* Exercise task: Copy every entry word for word. Skip the pictures.
-- START Extracted material --
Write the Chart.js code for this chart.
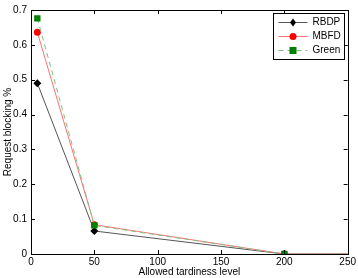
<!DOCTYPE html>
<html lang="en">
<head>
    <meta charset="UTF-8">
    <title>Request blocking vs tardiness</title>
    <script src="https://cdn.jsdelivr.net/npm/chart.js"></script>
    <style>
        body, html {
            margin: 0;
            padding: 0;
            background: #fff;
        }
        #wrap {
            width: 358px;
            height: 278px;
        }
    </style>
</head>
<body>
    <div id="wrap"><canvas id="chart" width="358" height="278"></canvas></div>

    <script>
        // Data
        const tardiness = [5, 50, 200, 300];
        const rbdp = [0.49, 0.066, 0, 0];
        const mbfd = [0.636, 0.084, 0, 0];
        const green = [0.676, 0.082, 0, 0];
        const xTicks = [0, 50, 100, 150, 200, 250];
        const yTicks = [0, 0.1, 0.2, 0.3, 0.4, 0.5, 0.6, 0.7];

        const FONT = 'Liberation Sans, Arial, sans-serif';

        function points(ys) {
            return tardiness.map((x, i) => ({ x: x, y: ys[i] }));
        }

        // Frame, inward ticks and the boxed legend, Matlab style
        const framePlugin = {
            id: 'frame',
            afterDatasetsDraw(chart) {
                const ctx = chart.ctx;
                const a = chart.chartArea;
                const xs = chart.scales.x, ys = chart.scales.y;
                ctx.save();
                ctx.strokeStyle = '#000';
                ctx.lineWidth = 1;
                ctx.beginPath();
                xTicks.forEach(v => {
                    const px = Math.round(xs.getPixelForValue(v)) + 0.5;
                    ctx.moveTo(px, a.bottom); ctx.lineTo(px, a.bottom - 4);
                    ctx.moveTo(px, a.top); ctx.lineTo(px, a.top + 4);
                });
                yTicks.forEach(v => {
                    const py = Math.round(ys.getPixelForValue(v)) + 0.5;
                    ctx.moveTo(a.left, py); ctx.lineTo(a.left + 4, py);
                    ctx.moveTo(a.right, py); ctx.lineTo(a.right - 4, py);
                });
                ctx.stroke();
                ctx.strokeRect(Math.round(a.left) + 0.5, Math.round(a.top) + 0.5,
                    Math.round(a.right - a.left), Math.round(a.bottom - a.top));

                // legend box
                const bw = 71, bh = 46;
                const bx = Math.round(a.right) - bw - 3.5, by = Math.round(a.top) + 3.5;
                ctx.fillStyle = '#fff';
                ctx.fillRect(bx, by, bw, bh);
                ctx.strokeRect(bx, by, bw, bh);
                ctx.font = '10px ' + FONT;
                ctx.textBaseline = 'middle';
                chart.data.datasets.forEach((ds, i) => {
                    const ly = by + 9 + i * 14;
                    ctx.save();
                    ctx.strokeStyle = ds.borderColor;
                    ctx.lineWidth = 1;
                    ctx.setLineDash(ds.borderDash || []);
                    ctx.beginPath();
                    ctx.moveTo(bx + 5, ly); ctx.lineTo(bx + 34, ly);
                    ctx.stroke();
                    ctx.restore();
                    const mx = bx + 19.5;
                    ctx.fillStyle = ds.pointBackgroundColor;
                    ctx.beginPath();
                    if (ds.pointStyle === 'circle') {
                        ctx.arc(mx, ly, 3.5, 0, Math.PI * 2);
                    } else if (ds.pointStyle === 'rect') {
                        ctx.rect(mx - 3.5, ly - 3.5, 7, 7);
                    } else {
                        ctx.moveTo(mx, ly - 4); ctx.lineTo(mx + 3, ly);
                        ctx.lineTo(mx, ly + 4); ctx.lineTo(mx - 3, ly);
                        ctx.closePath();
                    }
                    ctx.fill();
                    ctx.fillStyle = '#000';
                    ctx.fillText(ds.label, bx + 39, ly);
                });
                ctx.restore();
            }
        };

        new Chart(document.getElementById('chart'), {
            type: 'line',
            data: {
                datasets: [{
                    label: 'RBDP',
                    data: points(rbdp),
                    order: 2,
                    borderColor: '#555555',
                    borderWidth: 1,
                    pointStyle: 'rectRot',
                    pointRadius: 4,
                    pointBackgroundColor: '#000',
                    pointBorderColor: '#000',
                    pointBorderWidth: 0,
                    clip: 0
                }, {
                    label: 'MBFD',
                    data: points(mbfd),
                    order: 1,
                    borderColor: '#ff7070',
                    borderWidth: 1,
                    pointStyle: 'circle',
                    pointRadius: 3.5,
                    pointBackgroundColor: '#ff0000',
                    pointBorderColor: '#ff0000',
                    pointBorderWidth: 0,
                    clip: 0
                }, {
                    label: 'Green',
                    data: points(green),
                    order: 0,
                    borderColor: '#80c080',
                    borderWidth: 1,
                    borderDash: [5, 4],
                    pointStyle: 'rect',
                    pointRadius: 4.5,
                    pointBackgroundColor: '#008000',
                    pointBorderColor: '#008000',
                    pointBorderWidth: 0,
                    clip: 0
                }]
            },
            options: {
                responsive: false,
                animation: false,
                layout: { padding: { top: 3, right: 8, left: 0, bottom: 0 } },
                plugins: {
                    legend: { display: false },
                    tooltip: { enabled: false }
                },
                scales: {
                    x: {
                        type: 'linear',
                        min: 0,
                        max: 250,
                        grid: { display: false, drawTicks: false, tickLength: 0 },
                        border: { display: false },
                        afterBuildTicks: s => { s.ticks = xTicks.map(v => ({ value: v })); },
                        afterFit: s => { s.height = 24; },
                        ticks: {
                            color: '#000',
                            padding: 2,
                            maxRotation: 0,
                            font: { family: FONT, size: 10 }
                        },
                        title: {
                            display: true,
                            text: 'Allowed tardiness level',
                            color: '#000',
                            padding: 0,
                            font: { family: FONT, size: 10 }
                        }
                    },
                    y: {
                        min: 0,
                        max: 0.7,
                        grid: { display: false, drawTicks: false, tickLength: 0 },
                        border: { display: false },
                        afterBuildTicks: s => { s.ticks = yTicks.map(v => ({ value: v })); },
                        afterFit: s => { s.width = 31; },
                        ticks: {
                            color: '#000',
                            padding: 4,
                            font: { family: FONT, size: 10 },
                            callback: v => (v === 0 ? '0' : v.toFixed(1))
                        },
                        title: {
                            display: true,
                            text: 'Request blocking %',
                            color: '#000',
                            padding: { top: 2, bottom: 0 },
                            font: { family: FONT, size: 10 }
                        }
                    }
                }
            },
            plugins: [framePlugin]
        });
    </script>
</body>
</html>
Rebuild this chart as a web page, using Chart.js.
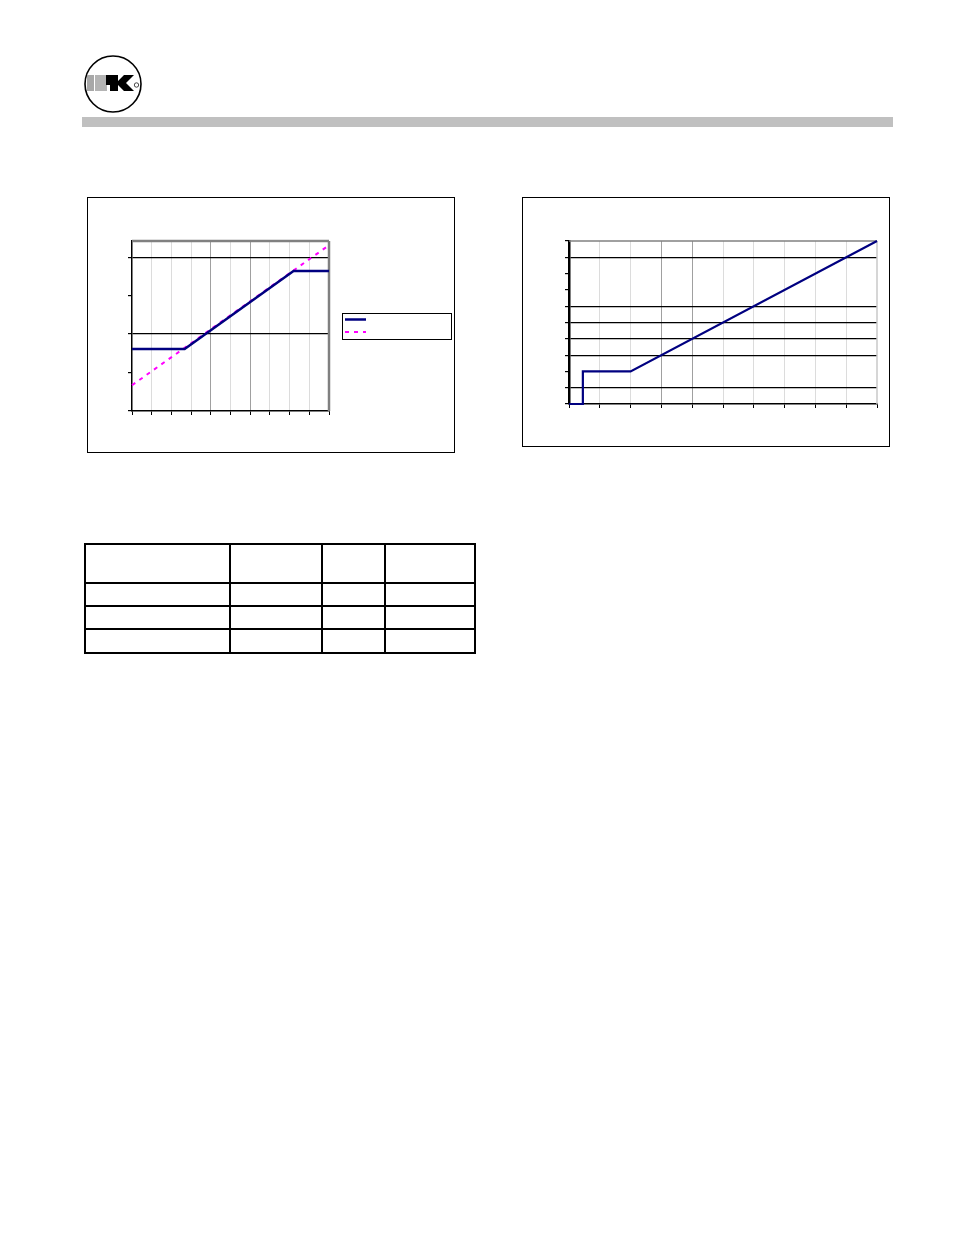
-- END Extracted material --
* Task solution:
Write the Chart.js code for this chart.
<!DOCTYPE html>
<html lang="en">
<head>
    <meta charset="UTF-8">
    <title>Request blocking vs tardiness</title>
    <script src="https://cdn.jsdelivr.net/npm/chart.js"></script>
    <style>
        body, html {
            margin: 0;
            padding: 0;
            background: #fff;
        }
        #wrap {
            width: 358px;
            height: 278px;
        }
    </style>
</head>
<body>
    <div id="wrap"><canvas id="chart" width="358" height="278"></canvas></div>

    <script>
        // Data
        const tardiness = [5, 50, 200, 300];
        const rbdp = [0.49, 0.066, 0, 0];
        const mbfd = [0.636, 0.084, 0, 0];
        const green = [0.676, 0.082, 0, 0];
        const xTicks = [0, 50, 100, 150, 200, 250];
        const yTicks = [0, 0.1, 0.2, 0.3, 0.4, 0.5, 0.6, 0.7];

        const FONT = 'Liberation Sans, Arial, sans-serif';

        function points(ys) {
            return tardiness.map((x, i) => ({ x: x, y: ys[i] }));
        }

        // Frame, inward ticks and the boxed legend, Matlab style
        const framePlugin = {
            id: 'frame',
            afterDatasetsDraw(chart) {
                const ctx = chart.ctx;
                const a = chart.chartArea;
                const xs = chart.scales.x, ys = chart.scales.y;
                ctx.save();
                ctx.strokeStyle = '#000';
                ctx.lineWidth = 1;
                ctx.beginPath();
                xTicks.forEach(v => {
                    const px = Math.round(xs.getPixelForValue(v)) + 0.5;
                    ctx.moveTo(px, a.bottom); ctx.lineTo(px, a.bottom - 4);
                    ctx.moveTo(px, a.top); ctx.lineTo(px, a.top + 4);
                });
                yTicks.forEach(v => {
                    const py = Math.round(ys.getPixelForValue(v)) + 0.5;
                    ctx.moveTo(a.left, py); ctx.lineTo(a.left + 4, py);
                    ctx.moveTo(a.right, py); ctx.lineTo(a.right - 4, py);
                });
                ctx.stroke();
                ctx.strokeRect(Math.round(a.left) + 0.5, Math.round(a.top) + 0.5,
                    Math.round(a.right - a.left), Math.round(a.bottom - a.top));

                // legend box
                const bw = 71, bh = 46;
                const bx = Math.round(a.right) - bw - 3.5, by = Math.round(a.top) + 3.5;
                ctx.fillStyle = '#fff';
                ctx.fillRect(bx, by, bw, bh);
                ctx.strokeRect(bx, by, bw, bh);
                ctx.font = '10px ' + FONT;
                ctx.textBaseline = 'middle';
                chart.data.datasets.forEach((ds, i) => {
                    const ly = by + 9 + i * 14;
                    ctx.save();
                    ctx.strokeStyle = ds.borderColor;
                    ctx.lineWidth = 1;
                    ctx.setLineDash(ds.borderDash || []);
                    ctx.beginPath();
                    ctx.moveTo(bx + 5, ly); ctx.lineTo(bx + 34, ly);
                    ctx.stroke();
                    ctx.restore();
                    const mx = bx + 19.5;
                    ctx.fillStyle = ds.pointBackgroundColor;
                    ctx.beginPath();
                    if (ds.pointStyle === 'circle') {
                        ctx.arc(mx, ly, 3.5, 0, Math.PI * 2);
                    } else if (ds.pointStyle === 'rect') {
                        ctx.rect(mx - 3.5, ly - 3.5, 7, 7);
                    } else {
                        ctx.moveTo(mx, ly - 4); ctx.lineTo(mx + 3, ly);
                        ctx.lineTo(mx, ly + 4); ctx.lineTo(mx - 3, ly);
                        ctx.closePath();
                    }
                    ctx.fill();
                    ctx.fillStyle = '#000';
                    ctx.fillText(ds.label, bx + 39, ly);
                });
                ctx.restore();
            }
        };

        new Chart(document.getElementById('chart'), {
            type: 'line',
            data: {
                datasets: [{
                    label: 'RBDP',
                    data: points(rbdp),
                    order: 2,
                    borderColor: '#555555',
                    borderWidth: 1,
                    pointStyle: 'rectRot',
                    pointRadius: 4,
                    pointBackgroundColor: '#000',
                    pointBorderColor: '#000',
                    pointBorderWidth: 0,
                    clip: 0
                }, {
                    label: 'MBFD',
                    data: points(mbfd),
                    order: 1,
                    borderColor: '#ff7070',
                    borderWidth: 1,
                    pointStyle: 'circle',
                    pointRadius: 3.5,
                    pointBackgroundColor: '#ff0000',
                    pointBorderColor: '#ff0000',
                    pointBorderWidth: 0,
                    clip: 0
                }, {
                    label: 'Green',
                    data: points(green),
                    order: 0,
                    borderColor: '#80c080',
                    borderWidth: 1,
                    borderDash: [5, 4],
                    pointStyle: 'rect',
                    pointRadius: 4.5,
                    pointBackgroundColor: '#008000',
                    pointBorderColor: '#008000',
                    pointBorderWidth: 0,
                    clip: 0
                }]
            },
            options: {
                responsive: false,
                animation: false,
                layout: { padding: { top: 3, right: 8, left: 0, bottom: 0 } },
                plugins: {
                    legend: { display: false },
                    tooltip: { enabled: false }
                },
                scales: {
                    x: {
                        type: 'linear',
                        min: 0,
                        max: 250,
                        grid: { display: false, drawTicks: false, tickLength: 0 },
                        border: { display: false },
                        afterBuildTicks: s => { s.ticks = xTicks.map(v => ({ value: v })); },
                        afterFit: s => { s.height = 24; },
                        ticks: {
                            color: '#000',
                            padding: 2,
                            maxRotation: 0,
                            font: { family: FONT, size: 10 }
                        },
                        title: {
                            display: true,
                            text: 'Allowed tardiness level',
                            color: '#000',
                            padding: 0,
                            font: { family: FONT, size: 10 }
                        }
                    },
                    y: {
                        min: 0,
                        max: 0.7,
                        grid: { display: false, drawTicks: false, tickLength: 0 },
                        border: { display: false },
                        afterBuildTicks: s => { s.ticks = yTicks.map(v => ({ value: v })); },
                        afterFit: s => { s.width = 31; },
                        ticks: {
                            color: '#000',
                            padding: 4,
                            font: { family: FONT, size: 10 },
                            callback: v => (v === 0 ? '0' : v.toFixed(1))
                        },
                        title: {
                            display: true,
                            text: 'Request blocking %',
                            color: '#000',
                            padding: { top: 2, bottom: 0 },
                            font: { family: FONT, size: 10 }
                        }
                    }
                }
            },
            plugins: [framePlugin]
        });
    </script>
</body>
</html>
Rebuild this chart as a web page, using Chart.js.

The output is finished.